Una de las cosas más sorprendentes de la campaña electoral del 20-D ha sido la ausencia en los debates de cualquier referencia a la demografía, sin duda, el mayor problema que le espera a nuestro país en los próximos años.
La fecundidad española ha pasado de estar entre las más altas de Europa, a ser hoy de las más bajas del mundo. Paralelamente el modelo de familia ha cambiado, de suerte que los hijos nacidos fuera del matrimonio pasó de representar el 2% en 1975 al 42% en 2014.
El ISF (Índice Sintético de Fecundidad), es decir, el número de hijos por mujer, pasó de 2,8 hijos en 1976 a 1,27 en 2013, habiendo llegado a bajar hasta 1,15 en 1998.
En concreto, cada nueva generación es, aproximadamente, un 40% menor que la de 30 años antes. Esto, ligado al crecimiento de la esperanza de vida, ha hecho crecer la edad media de la sociedad española unos 2,5 años por década.
En el primer semestre de 2015 nacieron en España 206.656 niños y fallecieron 225.924 personas, produciendo así un saldo vegetativo negativo a nivel nacional y en 13 de las 17 Comunidades Autónomas.
Nadie con conocimiento de causa niega hoy que es preciso aumentar el peso de la población joven en España. Y para ello es decisivo poner en marcha políticas activas de natalidad y familia y, en su caso, migratorias. Y si queremos revertir tanto el envejecimiento como el saldo vegetativo, se ha de operar en primero y principal lugar sobre la fecundidad partiendo de un dato relevante: según las encuestas de fecundidad, las mujeres españolas desean tener, aproximadamente, el doble de hijos de los que al final acaban teniendo. El interés general coincidiría, pues con los deseos de las españolas.
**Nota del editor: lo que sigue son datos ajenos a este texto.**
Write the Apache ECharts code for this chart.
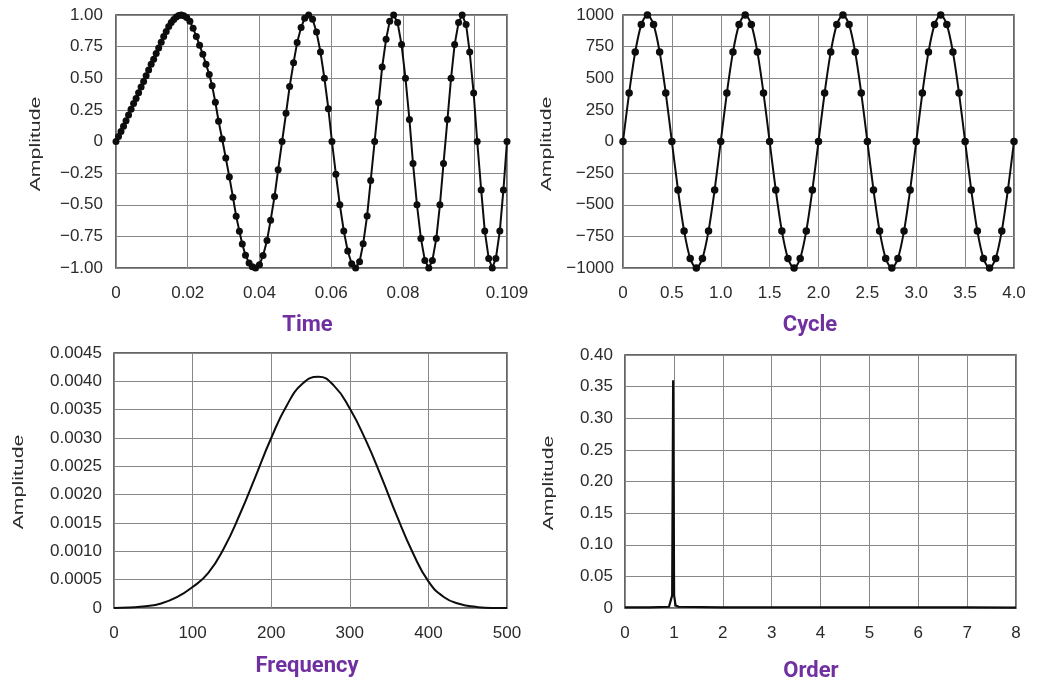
<!DOCTYPE html>
<html><head><meta charset="utf-8">
<script src="https://cdn.jsdelivr.net/npm/echarts@6/dist/echarts.min.js"></script>
<style>html,body{margin:0;padding:0;background:#fff}#c{width:1043px;height:684px}</style>
</head><body><div id="c"></div><script>
// ---------- DATA ----------
// Panel 1: time-domain signal [time (s), amplitude]
const timeSignal = [
 [0,0],[0.0007,0.04],[0.0014,0.08],[0.0021,0.12],[0.0028,0.165],[0.0035,0.21],[0.0042,0.255],[0.0049,0.30],
 [0.0056,0.34],[0.0063,0.385],[0.0070,0.43],[0.0077,0.475],[0.0084,0.52],[0.0091,0.565],[0.0098,0.61],[0.0105,0.65],
 [0.0112,0.695],[0.0119,0.74],[0.0126,0.785],[0.0133,0.83],[0.0140,0.87],[0.0147,0.91],[0.0154,0.94],[0.0161,0.965],
 [0.0168,0.985],[0.0175,0.997],[0.0182,1.0],
 [0.0189,0.995],[0.0197,0.98],[0.0206,0.95],[0.0215,0.895],[0.0224,0.83],[0.0233,0.76],[0.0242,0.69],[0.0251,0.61],
 [0.0260,0.53],[0.0268,0.44],[0.0277,0.31],[0.0286,0.16],[0.0296,0.02],[0.0306,-0.13],[0.0316,-0.28],[0.0326,-0.44],
 [0.0335,-0.59],[0.0344,-0.71],[0.0352,-0.81],[0.0361,-0.90],[0.0371,-0.96],[0.0380,-0.99],[0.0389,-1.0],
 [0.0400,-0.975],[0.0410,-0.901],[0.0421,-0.782],[0.0431,-0.623],[0.0442,-0.434],[0.0452,-0.223],[0.0463,0],
 [0.0474,0.223],[0.0484,0.434],[0.0495,0.623],[0.0505,0.782],[0.0516,0.901],[0.0526,0.975],[0.0537,1.0],
 [0.0548,0.966],[0.0559,0.866],[0.0570,0.707],[0.0581,0.5],[0.0592,0.259],[0.0602,0],[0.0613,-0.259],[0.0624,-0.5],
 [0.0635,-0.707],[0.0646,-0.866],[0.0657,-0.966],[0.0668,-1.0],
 [0.0679,-0.951],[0.0689,-0.809],[0.0700,-0.588],[0.0710,-0.309],[0.0721,0],[0.0732,0.309],[0.0742,0.588],
 [0.0753,0.809],[0.0763,0.951],[0.0774,1.0],
 [0.0785,0.940],[0.0796,0.766],[0.0807,0.5],[0.0818,0.174],[0.0828,-0.174],[0.0839,-0.5],[0.0850,-0.766],
 [0.0861,-0.940],[0.0872,-1.0],
 [0.0882,-0.940],[0.0893,-0.766],[0.0903,-0.5],[0.0913,-0.174],[0.0924,0.174],[0.0934,0.5],[0.0944,0.766],
 [0.0955,0.940],[0.0965,1.0],
 [0.0976,0.924],[0.0986,0.707],[0.0997,0.383],[0.1007,0],[0.1018,-0.383],[0.1028,-0.707],[0.1039,-0.924],[0.1049,-1.0],
 [0.1059,-0.924],[0.1070,-0.707],[0.1080,-0.383],[0.1090,0]
];
// Panel 2: angle-domain (resampled) signal [cycle, amplitude]
const cycleSignal = [
 [0,0],[0.0625,383],[0.125,707],[0.1875,924],[0.25,1000],[0.3125,924],[0.375,707],[0.4375,383],
 [0.5,0],[0.5625,-383],[0.625,-707],[0.6875,-924],[0.75,-1000],[0.8125,-924],[0.875,-707],[0.9375,-383],
 [1,0],[1.0625,383],[1.125,707],[1.1875,924],[1.25,1000],[1.3125,924],[1.375,707],[1.4375,383],
 [1.5,0],[1.5625,-383],[1.625,-707],[1.6875,-924],[1.75,-1000],[1.8125,-924],[1.875,-707],[1.9375,-383],
 [2,0],[2.0625,383],[2.125,707],[2.1875,924],[2.25,1000],[2.3125,924],[2.375,707],[2.4375,383],
 [2.5,0],[2.5625,-383],[2.625,-707],[2.6875,-924],[2.75,-1000],[2.8125,-924],[2.875,-707],[2.9375,-383],
 [3,0],[3.0625,383],[3.125,707],[3.1875,924],[3.25,1000],[3.3125,924],[3.375,707],[3.4375,383],
 [3.5,0],[3.5625,-383],[3.625,-707],[3.6875,-924],[3.75,-1000],[3.8125,-924],[3.875,-707],[3.9375,-383],
 [4,0]
];
// Panel 3: frequency spectrum [Hz, amplitude]
const freqSpectrum = [
 [0,0],[20,0.00001],[40,0.00003],[60,0.00008],[80,0.00019],[100,0.00037],[120,0.00062],[140,0.00106],
 [160,0.00165],[180,0.00232],[200,0.00300],[220,0.00358],[240,0.00396],[260,0.00408],[280,0.00392],
 [300,0.00352],[320,0.00297],[340,0.00232],[360,0.00162],[380,0.00098],[400,0.00047],[420,0.00019],
 [440,0.00007],[460,0.00002],[480,0],[500,0]
];
// Panel 4: order spectrum [order, amplitude]
const orderSpectrum = [
 [0,0.001],[0.5,0.001],[0.9,0.002],[0.94,0.004],[0.965,0.02],[0.985,0.36],[1.005,0.02],[1.035,0.004],
 [1.1,0.002],[2,0.001],[3,0.001],[4,0.001],[5,0.001],[6,0.001],[7,0.001],[8,0.0005]
];
// Axis / panel text
const panelTitles = ['Time', 'Cycle', 'Frequency', 'Order'];
const yName = 'Amplitude';

// ---------- CHART ----------
const FONT = "'Liberation Sans', Arial, Helvetica, sans-serif";
const TXT = '#2b2b2b';
const INK = '#0d0d0d';
const neg = s => s.replace('-', '\u2212');

function xAxisCfg(gi, min, max, interval, fmt) {
  return {
    gridIndex: gi, type: 'value', min, max, interval,
    axisLine: {show: false}, axisTick: {show: false},
    splitLine: {show: true, lineStyle: {color: '#888888', width: 1}},
    axisLabel: {margin: 17, color: TXT, fontSize: 17, fontFamily: FONT,
      showMinLabel: true, showMaxLabel: true, formatter: fmt}
  };
}
function yAxisCfg(gi, min, max, interval, fmt, margin) {
  return {
    gridIndex: gi, type: 'value', min, max, interval,
    axisLine: {show: false}, axisTick: {show: false},
    splitLine: {show: true, lineStyle: {color: '#888888', width: 1}},
    axisLabel: {margin: margin, color: TXT, fontSize: 17, fontFamily: FONT,
      showMinLabel: true, showMaxLabel: true, formatter: fmt}
  };
}
const near = (a, b) => Math.abs(a - b) < 1e-9;

const grids = [
  {left: 116, top: 15, width: 391, height: 253},
  {left: 623, top: 15, width: 391, height: 253},
  {left: 114, top: 353, width: 393, height: 255},
  {left: 625, top: 355, width: 391, height: 253}
].map(g => Object.assign(g, {show: true, borderColor: '#333333', borderWidth: 1.5, containLabel: false}));

const titleStyle = {font: 'bold 22px Roboto, sans-serif', fill: '#7030a0', textAlign: 'center', textVerticalAlign: 'middle'};
const nameStyle = {font: '15px ' + FONT, fill: TXT, textAlign: 'center', textVerticalAlign: 'middle'};

const option = {
  animation: false,
  backgroundColor: '#ffffff',
  grid: grids,
  xAxis: [
    xAxisCfg(0, 0, 0.109, 0.02, v => near(v, 0) ? '0' : (near(v, 0.1) ? '' : (near(v, 0.109) ? '0.109' : v.toFixed(2)))),
    xAxisCfg(1, 0, 4, 0.5, v => near(v, 0) ? '0' : v.toFixed(1)),
    xAxisCfg(2, 0, 500, 100, v => String(v)),
    xAxisCfg(3, 0, 8, 1, v => String(v))
  ],
  yAxis: [
    yAxisCfg(0, -1, 1, 0.25, v => near(v, 0) ? '0' : neg(v.toFixed(2)), 13),
    yAxisCfg(1, -1000, 1000, 250, v => neg(String(v)), 9),
    yAxisCfg(2, 0, 0.0045, 0.0005, v => near(v, 0) ? '0' : v.toFixed(4), 12),
    yAxisCfg(3, 0, 0.4, 0.05, v => near(v, 0) ? '0' : v.toFixed(2), 12)
  ],
  series: [
    {type: 'line', xAxisIndex: 0, yAxisIndex: 0, data: timeSignal, showSymbol: true, symbol: 'circle', symbolSize: 7,
     itemStyle: {color: INK}, lineStyle: {color: INK, width: 2}},
    {type: 'line', xAxisIndex: 1, yAxisIndex: 1, data: cycleSignal, showSymbol: true, symbol: 'circle', symbolSize: 7.5,
     smooth: 0.3, itemStyle: {color: INK}, lineStyle: {color: INK, width: 2}},
    {type: 'line', xAxisIndex: 2, yAxisIndex: 2, data: freqSpectrum, showSymbol: false, smooth: 0.5,
     lineStyle: {color: INK, width: 2}},
    {type: 'line', xAxisIndex: 3, yAxisIndex: 3, data: orderSpectrum, showSymbol: false,
     lineStyle: {color: INK, width: 2.2}}
  ],
  graphic: [
    {type: 'text', x: 35.5, y: 144, rotation: Math.PI / 2, scaleX: 1.42, style: Object.assign({text: yName}, nameStyle)},
    {type: 'text', x: 547, y: 144, rotation: Math.PI / 2, scaleX: 1.42, style: Object.assign({text: yName}, nameStyle)},
    {type: 'text', x: 18.6, y: 482, rotation: Math.PI / 2, scaleX: 1.42, style: Object.assign({text: yName}, nameStyle)},
    {type: 'text', x: 549, y: 483, rotation: Math.PI / 2, scaleX: 1.42, style: Object.assign({text: yName}, nameStyle)},
    {type: 'text', x: 307.5, y: 325, style: Object.assign({text: panelTitles[0]}, titleStyle)},
    {type: 'text', x: 810, y: 325, style: Object.assign({text: panelTitles[1]}, titleStyle)},
    {type: 'text', x: 307, y: 666, style: Object.assign({text: panelTitles[2]}, titleStyle)},
    {type: 'text', x: 811, y: 671, style: Object.assign({text: panelTitles[3]}, titleStyle)}
  ]
};
const chart = echarts.init(document.getElementById('c'), null, {renderer: 'canvas'});
chart.setOption(option);
</script></body></html>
Para ello sería necesario poner en marcha políticas de concienciación social en favor de la natalidad, políticas fiscales (compensación a lo largo de los años, en IRPF, Seguridad Social y pensiones, entre otros, de una buena parte del coste de la crianza de los hijos, en función del número de éstos), familiares (guarderías, mejor reparto del trabajo familiar, etc., etc.) y laborales (por ejemplo, asegurando que las bajas por maternidad-paternidad no perjudiquen a las empresas donde trabajan las embarazadas y luego madres (y, en su caso, los padres que tomen permiso de paternidad).
Los casos de Francia o Suecia, con éxitos claros en incrementos del número de nacimientos y de la tasa de fecundidad, aunque incompletos y en buena medida ligados a la superior natalidad de sus poblaciones inmigrantes, son un ejemplo estimulante, en el cual inspirarse.
Pues bien, en estas arriesgadas condiciones, en España siguen campando por sus fueros los “jubiladores”, personajes dedicados -en la empresa privada y en el área pública- a forzar la jubilación de muchos empleados “maduros”, descargando así sobre la espalda de la Seguridad Social toneladas de pensiones destinadas a personas que están en perfectas condiciones físicas y mentales y que, además, no quieren jubilarse. Valga un ejemplo sangrante: el de los médicos de los hospitales públicos, arrojados por la fuerza a la jubilación.
Por otro lado, la jubilación en España es prácticamente igual al retiro definitivo, a la inactividad contemplativa. En efecto, sólo 117.000 personas de 65-69 años están hoy ocupadas y por encima de los 69 años sólo hay 34.000 personas activas, y no es de extrañar dadas las restricciones existentes. Veamos: desde 2013 es posible compatibilizar la pensión con el trabajo remunerado, pero a cambio de renunciar a la mitad de la pensión, pagar una cotización del 1,35% por Accidentes de Trabajo y Enfermedad Profesional y pagar también una cotización llamada de “solidaridad” del 8%. Para una pensión máxima estas “penalizaciones” suponen unos 22.000 euros anuales. Un coste disuasorio.
Todo ese afán “jubilador” se basa en una falacia amplia y repetidamente refutada según la cual “jubilar a los viejos crea empleo para los jóvenes”. Una afirmación más falsa que la existencia del éter o del flogisto.
Pues bien, aunque no se haya hablado de ello, la situación del electorado del 20-D (con una edad media de casi 51 años) será muy distinta de la de 1979. En 1979, había un 18% de votantes de 18 a 25 años y un 11% con 70 años o más. El 20 de diciembre el 9% de los votantes tendrá entre 18 y 25 años, y el 18% tendrá 70 años o más.
Visto lo anterior, ni se entienden esos cantos políticos a la “juventud primavera de la vida”, ni que los candidatos tengan en su mayoría edades muy inferiores a la media. Tampoco que algunos partidos nos amenacen con una nueva “renovación generacional”.